The couple bought their fourth-floor, two-bedroom flat in the centre of the area for 13m pesetas, the equivalent of about £47,000 at the time, but it is now thought to be worth about €222,000 (£150,000). McVicker flies from London for long weekends every few months and also rents the flat out to holiday makers attracted by its proximity to the Ramblas, the airport, the elegant shops of the Passeig de Gracia and the beach, which is just 20 minutes’ walk away.
McVicker compares the rejuvenated Raval to London’s Soho during the 1980s. “The area has changed a great deal since we bought and now every time we go we find new shops, restaurants and bars opening,” he says. “It’s very popular now with young Barcelonese.”
Josep Batllori, his estate agent, adds: “Raval offers good value for money and it’s very popular with young buyers and baby boomers at the moment. More people are now beginning to buy apartments in the old blocks, renovate them and sell them on but you can also find properties that need work done to them.”
The Born district, which is further down the Ramblas on the eastern side of the old town, underwent gentrification 10 years ago and offers an attractive role model for Raval – and for potential property buyers, explains Alex Vaughan of Barcelona-based estate agency Lucas Fox. “Prices in Raval rose by about eight to 10 per cent last year,” he says. “Properties in the area are apartments – about 100 years old – but they’re well built and quite a few are now being renovated by private developers and the local council.” Lucas Fox has, for example, a twobedroom, newly renovated, third-floor apartment near the Macba with new kitchen and bathroom and exposed brick walls priced at €317,500.
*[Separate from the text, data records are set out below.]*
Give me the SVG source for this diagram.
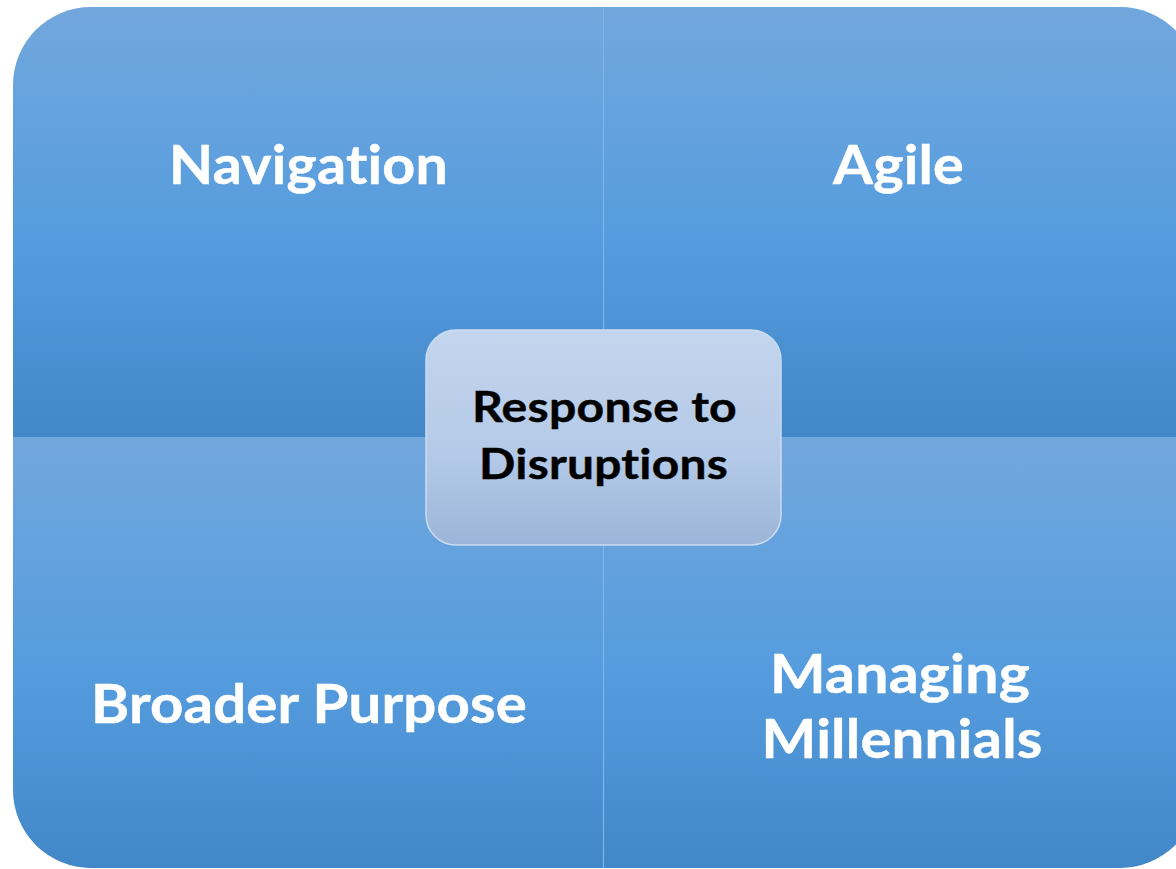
<svg xmlns="http://www.w3.org/2000/svg" width="1176" height="869" viewBox="0 0 1176 869">
<defs>
<linearGradient id="gTop" x1="0" y1="0" x2="0" y2="1">
<stop offset="0" stop-color="#72A7DD"/>
<stop offset="0.55" stop-color="#559CDE"/>
<stop offset="1" stop-color="#4287C8"/>
</linearGradient>
<linearGradient id="gCenter" x1="0" y1="0" x2="0" y2="1">
<stop offset="0" stop-color="#C4D6EE"/>
<stop offset="0.6" stop-color="#B3C9E7"/>
<stop offset="1" stop-color="#9CB5D8"/>
</linearGradient>
<style>
.q{fill:url(#gTop);}
.lbl{font-family:Lato,"Open Sans","Liberation Sans",sans-serif;font-weight:bold;fill:#FFFFFF;font-size:54px;text-anchor:middle;letter-spacing:0.2px;font-variant-ligatures:none;font-feature-settings:"liga" 0,"clig" 0,"dlig" 0,"calt" 0;stroke:#FFFFFF;stroke-width:0.5px;}
.ctr{font-family:Lato,"Open Sans","Liberation Sans",sans-serif;font-weight:bold;fill:#000000;font-size:42px;text-anchor:middle;letter-spacing:0.2px;font-variant-ligatures:none;font-feature-settings:"liga" 0,"clig" 0,"dlig" 0,"calt" 0;stroke:#000000;stroke-width:0.4px;}
</style>
</defs>
<rect width="1176" height="869" fill="#FFFFFF"/>
<g id="navigation">
<path class="q" d="M13,437 L13,85 A78,78 0 0 1 91,7 L603,7 L603,437 Z"/>
<text class="lbl" x="308.5" y="184" textLength="279" lengthAdjust="spacingAndGlyphs">Navigation</text>
</g>
<g id="agile">
<path class="q" d="M604,7 L1120,7 A78,78 0 0 1 1198,85 L1198,437 L604,437 Z"/>
<text class="lbl" x="898.5" y="184" textLength="131" lengthAdjust="spacingAndGlyphs">Agile</text>
</g>
<g id="broader-purpose">
<path class="q" d="M13,437 L603,437 L603,868 L91,868 A78,78 0 0 1 13,790 Z"/>
<text class="lbl" x="309" y="723" textLength="436" lengthAdjust="spacingAndGlyphs">Broader Purpose</text>
</g>
<g id="managing-millennials">
<path class="q" d="M604,437 L1198,437 L1198,790 A78,78 0 0 1 1120,868 L604,868 Z"/>
<text class="lbl" x="900" y="693" textLength="260" lengthAdjust="spacingAndGlyphs">Managing</text>
<text class="lbl" x="902" y="758" textLength="281" lengthAdjust="spacingAndGlyphs">Millennials</text>
</g>
<g id="connectors">
<line x1="603.5" y1="7" x2="603.5" y2="868" stroke="#7FB4E6" stroke-width="1.2"/>
</g>
<g id="response-to-disruptions">
<rect x="426" y="330" width="355" height="215" rx="30" ry="30" fill="url(#gCenter)" stroke="#CCDCF0" stroke-width="1.5"/>
<text class="ctr" x="604.5" y="422" textLength="265" lengthAdjust="spacingAndGlyphs">Response to</text>
<text class="ctr" x="603.5" y="479" textLength="249" lengthAdjust="spacingAndGlyphs">Disruptions</text>
</g>
</svg>
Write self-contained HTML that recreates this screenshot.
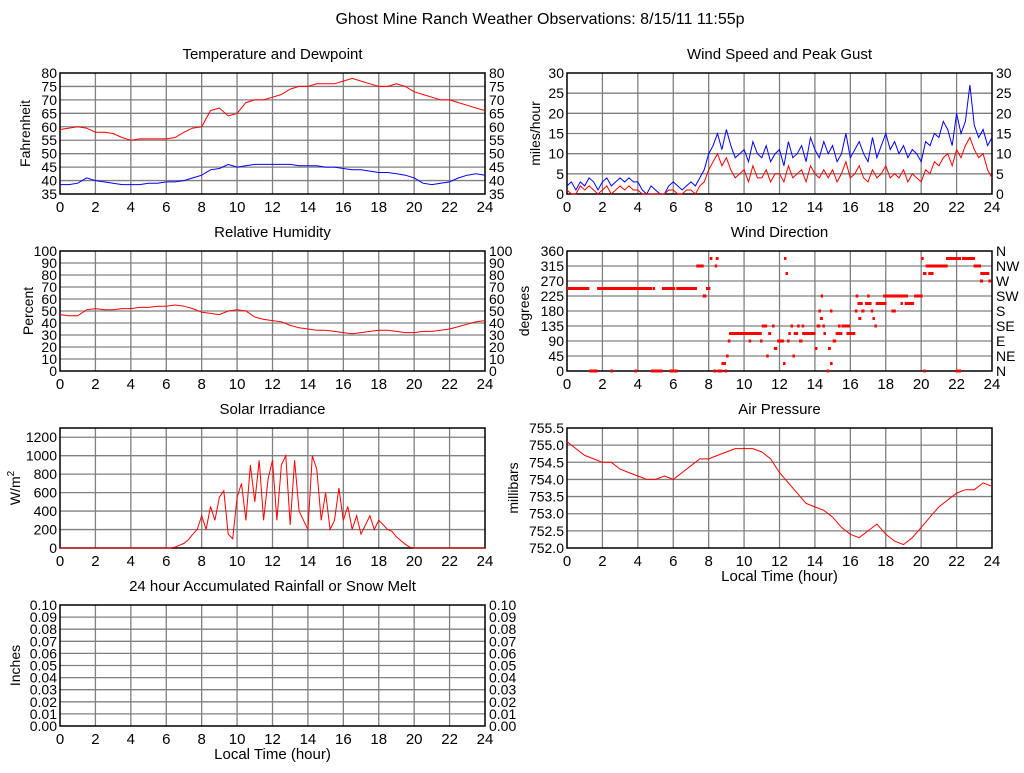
<!DOCTYPE html>
<html><head><meta charset="utf-8"><style>
body{margin:0;background:#fff;width:1024px;height:768px;overflow:hidden}
svg{font-family:"Liberation Sans",sans-serif}
</style></head><body>
<svg id="c" width="1024" height="768">
<text x="540" y="24" font-size="16" text-anchor="middle">Ghost Mine Ranch Weather Observations: 8/15/11 11:55p</text>
</svg>
<script>
// Half-hour samples 0..24
const tempF=[59,59.5,60,59.5,58,58,57.5,56,55,55.5,55.5,55.5,55.5,56,58,59.5,60,66,67,64,65,69,70,70,71,72,74,75,75,76,76,76,77,78,77,76,75,75,76,75,73,72,71,70,70,69,68,67,66];
const dewF=[38.5,38.5,39,41,40,39.5,39,38.5,38.5,38.5,39,39,39.5,39.5,40,41,42,44,44.5,46,45,45.5,46,46,46,46,46,45.5,45.5,45.5,45,45,44.5,44,44,43.5,43,43,42.5,42,41,39,38.5,39,39.5,41,42,42.5,42];
const rhPct=[47,46,46,51,52,51,51,52,52,53,53,54,54,55,54,52,49,48,47,50,51,50,45,43,42,41,38,36,35,34,34,33,32,31,32,33,34,34,33,32,32,33,33,34,35,37,39,41,42];
// quarter-hour wind samples
const gustMph=[2,3,1,3,2,4,3,1,3,4,2,3,4,3,4,3,3,1,0,2,1,0,0,2,3,2,1,2,3,2,4,6,10,12,15,11,16,12,9,10,11,8,13,10,9,12,8,10,11,7,13,9,10,12,8,14,11,9,13,10,12,8,10,15,9,11,13,10,8,14,9,12,15,11,13,10,12,9,11,10,8,13,12,15,14,18,16,12,20,15,18,27,17,14,16,12,14];
const speedMph=[1,0,0,2,1,2,1,0,1,2,0,1,2,1,2,1,1,0,0,0,0,0,0,1,1,0,0,1,1,0,2,3,6,8,10,7,9,6,4,5,6,3,7,4,4,6,3,5,5,3,7,4,5,6,3,7,5,4,6,4,6,3,5,8,4,5,7,4,3,6,4,5,7,4,5,4,6,3,5,4,3,6,5,8,7,9,10,7,11,9,12,14,11,9,10,6,4];
const pressMb=[755.1,754.9,754.7,754.6,754.5,754.5,754.3,754.2,754.1,754.0,754.0,754.1,754.0,754.2,754.4,754.6,754.6,754.7,754.8,754.9,754.9,754.9,754.8,754.6,754.2,753.9,753.6,753.3,753.2,753.1,752.9,752.6,752.4,752.3,752.5,752.7,752.4,752.2,752.1,752.3,752.6,752.9,753.2,753.4,753.6,753.7,753.7,753.9,753.8];
const solarHour=[0,6,6.25,6.5,6.75,7,7.25,7.5,7.75,8,8.25,8.5,8.75,9,9.25,9.5,9.75,10,10.25,10.5,10.75,11,11.25,11.5,11.75,12,12.25,12.5,12.75,13,13.25,13.5,13.75,14,14.25,14.5,14.75,15,15.25,15.5,15.75,16,16.25,16.5,16.75,17,17.25,17.5,17.75,18,18.25,18.5,18.75,19,19.25,19.5,19.75,20,24];
const solarW=[0,0,0,10,30,50,90,150,200,350,200,450,300,550,620,150,100,550,700,300,900,500,950,300,750,950,300,900,1000,250,950,400,300,200,1000,850,300,600,200,300,650,300,450,200,350,150,250,350,200,300,250,200,180,120,80,40,10,0,0];
const wdStart=[0,1.7,4.83,5.36,6.17,7.85,1.26,2.45,3.81,4.74,5.79,7.3,7.66,8.06,8.4,8.34,8.26,8.5,8.9,8.72,8.98,9.08,9.15,10.26,10.9,11.0,11.58,11.36,11.25,11.68,11.87,12.2,12.25,12.34,12.43,12.5,12.62,12.73,12.8,13.0,13.1,13.25,13.28,14.0,14.1,14.2,14.32,14.28,14.48,14.42,14.66,14.74,14.85,14.85,15.0,15.17,15.3,15.5,15.78,15.65,15.84,16.25,16.3,16.4,16.45,16.62,16.83,16.95,17.15,17.25,17.36,17.43,17.85,18.32,18.53,18.83,19.07,19.6,20.0,20.12,20.1,20.4,20.25,21.4,22.3,21.95,22.1,22.96,23.34,23.32,23.8];
const wdEnd=[1.26,4.8,4.94,6.11,7.34,8.1,1.72,2.57,3.94,5.4,6.25,7.72,7.87,8.21,8.56,8.45,8.43,8.77,9.0,8.98,9.13,9.23,11.0,10.34,10.98,11.3,11.7,11.53,11.38,11.87,12.25,12.26,12.38,12.43,12.55,12.62,12.77,12.87,13.05,13.13,13.3,13.35,14.04,14.13,14.3,14.3,14.45,14.45,14.6,14.52,14.8,14.9,15.0,14.97,15.2,15.55,15.45,15.7,16.28,15.9,15.95,16.4,16.45,16.7,16.62,16.8,17.2,17.05,17.28,17.35,17.5,18.04,18.62,18.57,19.26,18.93,19.6,20.08,20.13,20.22,20.3,20.7,21.5,22.25,23.04,22.08,22.25,23.38,23.85,23.5,23.95];
const wdDeg=[247.5,247.5,247.5,247.5,247.5,247.5,0,0,0,0,0,315,225,337.5,337.5,315,0,0,0,22.5,45,90,112.5,90,90,135,135,112.5,45,67.5,90,22.5,337.5,292.5,90,112.5,135,45,112.5,135,90,135,112.5,67.5,135,180,225,157.5,112.5,135,0,67.5,22.5,180,90,112.5,135,135,112.5,135,135,180,225,202.5,157.5,180,202.5,225,180,157.5,135,202.5,225,180,225,202.5,202.5,225,337.5,0,292.5,292.5,315,337.5,337.5,0,0,315,292.5,270,270];
const xTicks=[0,2,4,6,8,10,12,14,16,18,20,22,24];
const compassLabels=['N','NE','E','SE','S','SW','W','NW','N'];

const NS='http://www.w3.org/2000/svg';
const svg=document.getElementById('c');
const FS=14;
function el(tag,attrs,parent){const e=document.createElementNS(NS,tag);for(const k in attrs)e.setAttribute(k,attrs[k]);(parent||svg).appendChild(e);return e;}

function panel(o){
  const g=el('g',{});
  
  
  const W=o.x1-o.x0,H=o.y1-o.y0;
  const sx=h=>o.x0+h/24*W;
  const sy=v=>o.y1-(v-o.ymin)/(o.ymax-o.ymin)*H;
  const t=el('text',{x:(o.x0+o.x1)/2,y:o.y0-14,'font-size':15,'text-anchor':'middle'},g);t.textContent=o.title;
  
  
  for(const h of xTicks){
    if(h>0&&h<24)el('line',{x1:sx(h),x2:sx(h),y1:o.y0,y2:o.y1,stroke:'#808080','stroke-width':1.3},g);
    const l=el('text',{x:sx(h),y:o.y1+18,'font-size':FS+1,'text-anchor':'middle'},g);l.textContent=h;
    
    
  }
  o.yTicks.forEach((v,i)=>{
    const y=sy(v);
    if(v>o.ymin&&v<o.ymax)el('line',{x1:o.x0,x2:o.x1,y1:y,y2:y,stroke:'#808080','stroke-width':1.3},g);
    const l=el('text',{x:o.x0-3,y:y+5,'font-size':FS,'text-anchor':'end'},g);l.textContent=o.fmt?o.fmt(v):v;
    
    
    if(o.right){const r=el('text',{x:o.x1+4,y:y+5,'font-size':FS},g);r.textContent=o.right===true?(o.fmt?o.fmt(v):v):o.right[i];
      
      }
  });
  const yl=el('text',{transform:`translate(${o.ylx},${(o.y0+o.y1)/2}) rotate(-90)`,'font-size':FS,'text-anchor':'middle'},g);
  if(o.ylabelHTML){yl.innerHTML=o.ylabelHTML}else yl.textContent=o.ylabel;
  
  
  if(o.xlabel){const xl=el('text',{x:(o.x0+o.x1)/2,y:o.y1+33,'font-size':15,'text-anchor':'middle'},g);xl.textContent=o.xlabel;
    
    }
  el('rect',{x:o.x0,y:o.y0,width:W,height:H,fill:'none',stroke:'#000','stroke-width':1.5},g);
  return {g,sx,sy};
}
function line(p,hours,vals,color,name){
  const d=vals.map((v,i)=>(i?'L':'M')+p.sx(hours(i)).toFixed(1)+','+p.sy(v).toFixed(1)).join('');
  const e=el('path',{d,fill:'none',stroke:color,'stroke-width':1},p.g);
  
  
}
const half=i=>i*0.5;
const quarter=i=>i*0.25;
const rng=(a,b,s)=>{const r=[];for(let v=a;v<=b+1e-9;v+=s)r.push(+v.toFixed(2));return r;};

const L0=60,L1=485,R0=567,R1=992;
const p1=panel({name:'temperature-panel',title:'Temperature and Dewpoint',x0:L0,x1:L1,y0:73,y1:194,ymin:35,ymax:80,yTicks:rng(35,80,5),right:true,ylabel:'Fahrenheit',ylx:30});
line(p1,half,tempF,'#ff0000','temperature-line');
line(p1,half,dewF,'#0000ff','dewpoint-line');

const p2=panel({name:'wind-speed-panel',title:'Wind Speed and Peak Gust',x0:R0,x1:R1,y0:73,y1:194,ymin:0,ymax:30,yTicks:rng(0,30,5),right:true,ylabel:'miles/hour',ylx:540});
line(p2,quarter,gustMph,'#0000ff','peak-gust-line');
line(p2,quarter,speedMph,'#ff0000','wind-speed-line');

const p3=panel({name:'humidity-panel',title:'Relative Humidity',x0:L0,x1:L1,y0:251,y1:371,ymin:0,ymax:100,yTicks:rng(0,100,10),right:true,ylabel:'Percent',ylx:33});
line(p3,half,rhPct,'#ff0000','humidity-line');

const p4=panel({name:'wind-direction-panel',title:'Wind Direction',x0:R0,x1:R1,y0:251,y1:371,ymin:0,ymax:360,yTicks:rng(0,360,45),right:compassLabels,ylabel:'degrees',ylx:529});
wdDeg.forEach((d,i)=>{
  const x=p4.sx(wdStart[i]),x2=p4.sx(wdEnd[i]);
  const r=el('rect',{x:x,y:p4.sy(d)-1.5,width:Math.max(2.5,x2-x),height:3,fill:'#ff0000'},p4.g);
  
  
});

const p5=panel({name:'solar-panel',title:'Solar Irradiance',x0:L0,x1:L1,y0:428,y1:548,ymin:0,ymax:1300,yTicks:rng(0,1200,200),ylabelHTML:'W/m<tspan dy="-6" font-size="10">2</tspan>',ylx:20});
line(p5,i=>solarHour[i],solarW,'#ff0000','solar-line');

const p6=panel({name:'pressure-panel',title:'Air Pressure',x0:R0,x1:R1,y0:428,y1:548,ymin:752,ymax:755.5,yTicks:rng(752,755.5,0.5),fmt:v=>v.toFixed(1),ylabel:'millibars',ylx:518,xlabel:'Local Time (hour)'});
line(p6,half,pressMb,'#ff0000','pressure-line');

panel({name:'rainfall-panel',title:'24 hour Accumulated Rainfall or Snow Melt',x0:L0,x1:L1,y0:605,y1:726,ymin:0,ymax:0.1,yTicks:rng(0,0.1,0.01),fmt:v=>v.toFixed(2),right:true,ylabel:'Inches',ylx:20,xlabel:'Local Time (hour)'});
</script>
</body></html>
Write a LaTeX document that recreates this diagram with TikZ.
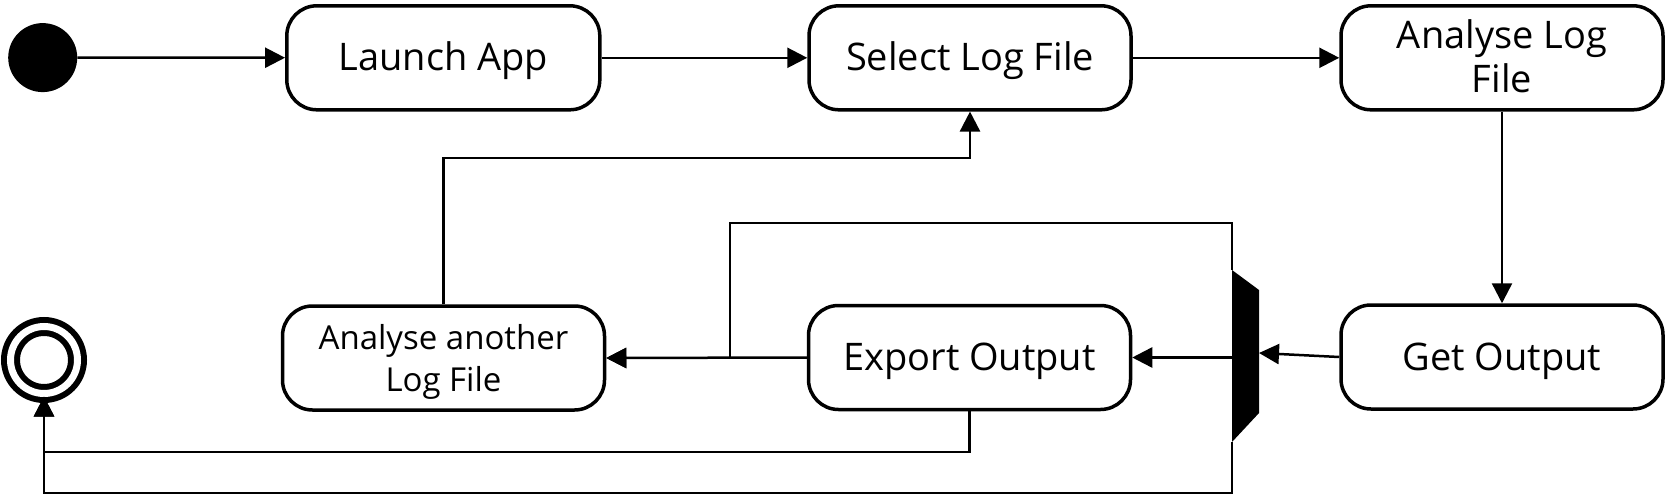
\documentclass[tikz,border=0pt]{standalone}
\usepackage{fontspec}
\setmainfont{Open Sans}
\usetikzlibrary{arrows.meta}

\begin{document}
\begin{tikzpicture}[x=1pt, y=-1pt,  % Use pixel-like units, y grows downwards
    activity/.style={draw, line width=3.5pt, rounded corners=30pt, minimum width=322pt,
        minimum height=104pt, inner sep=0pt, align=center, font=\fontsize{38}{44}\selectfont},
    oneline/.style={text height=35pt, text depth=9pt},
    smalltext/.style={font=\fontsize{33}{42}\selectfont},
    flow/.style={line width=2.5pt, -{Triangle[length=20pt,width=20pt]}}]
    \useasboundingbox (0,0) rectangle (1666,495);

    % Draw the start and end states
    \node[circle, fill=black, minimum size=69pt, inner sep=0pt] (start) at (42.7,57.6) {};
    \node[circle, draw, line width=6pt, double=white, double distance=7pt,
        minimum size=67pt, inner sep=0pt] (final) at (44,360) {};

    % Draw the activities
    \node[activity, oneline, minimum width=313pt] (launch) at (443.3,57.8) {Launch App};
    \node[activity, oneline] (select) at (970,57.8) {Select Log File};
    \node[activity] (analyse) at (1502,57.8) {Analyse Log\\File\rule[-4pt]{0pt}{4pt}};
    \node[activity, oneline] (getout) at (1502,357) {Get Output};
    \node[activity, oneline] (export) at (969.5,357.5) {Export Output};
    \node[activity, smalltext] (another) at (443.5,358) {\rule{0pt}{32pt}Analyse another\\Log File};

    % Draw the fork bar
    \node[inner sep=0pt, outer sep=0pt, minimum width=27pt, minimum height=172pt] (fork) at (1245.5,356) {};
    \fill (fork.north west) -- ([yshift=-20pt]fork.north east) -- ([yshift=29pt]fork.south east)
        -- (fork.south west) -- cycle;

    % Bend points
    \coordinate (loopback) at (443.5,158);
    \coordinate (topbend) at (730,223);
    \coordinate (midrail) at (44,452);
    \coordinate (lowrail) at (44,493);

    % Draw the flows
    \draw[flow] (start) -- (launch);
    \draw[flow] (launch) -- (select);
    \draw[flow] (select) -- (analyse);
    \draw[flow] (analyse) -- (getout);
    \draw[flow] (getout.west) -- ([yshift=3pt]fork.east);
    \draw[flow] (fork.west |- export.east) -- (export.east);
    \draw[flow] (export.west) -- (another.east);
    \draw[flow] (fork.north west) |- (topbend) |- (another.east);
    \draw[flow] (another.north) -- (loopback) -| (select.south);
    \draw[flow] (export.south) |- (midrail) -- (final);
    \draw[flow] (fork.south west) |- (lowrail) -- (final);
\end{tikzpicture}
\end{document}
Purchasing a home in Barcelona is relatively simple and straightforward. “Some people are concerned about property horror stories from southern Spain but in Catalonia it involves a notary system to check things like the title ownership of the vendor,” Vaughan says. Buyers pay a deposit to take the property off the market and then the process moves on to what is known as the Arras contract, which states all the agreed terms of the offer and sale and sets out the date for completion at the office of a notary. Soon after that, a deed, called an escritura, is signed, which transfers the title, and then the final part of the price is paid.
“You can buy to let quite easily but most people buy here because they want to live here rather than renting out,” Vaughan says. Long-term rentals yields are between 2.5 and 3 per cent, with short-term or holiday yields inevitably better at about eight to 10 per cent. Apartment block maintenance is regulated by law and McVicker says he’s found the management of his block to be well organised and easy to handle, even from London.
Lucy Clegg, a graphic designer from Dorset, England, bought her third-floor studio apartment in Raval for €82,000 three years ago. She thinks it has appreciated by about 30 per cent and now spends about six months of the year there. “I can’t believe how this area has changed,” she says. “When I came to Barcelona as a student it was very rough and we were warned to steer well clear but now, although it still feels rather edgy and urban, it’s also very real. I know my neighbours and going out to buy bread or fruit and vegetables and fish from the Mercat San Josep, which is on my doorstep, is a wonderful experience.”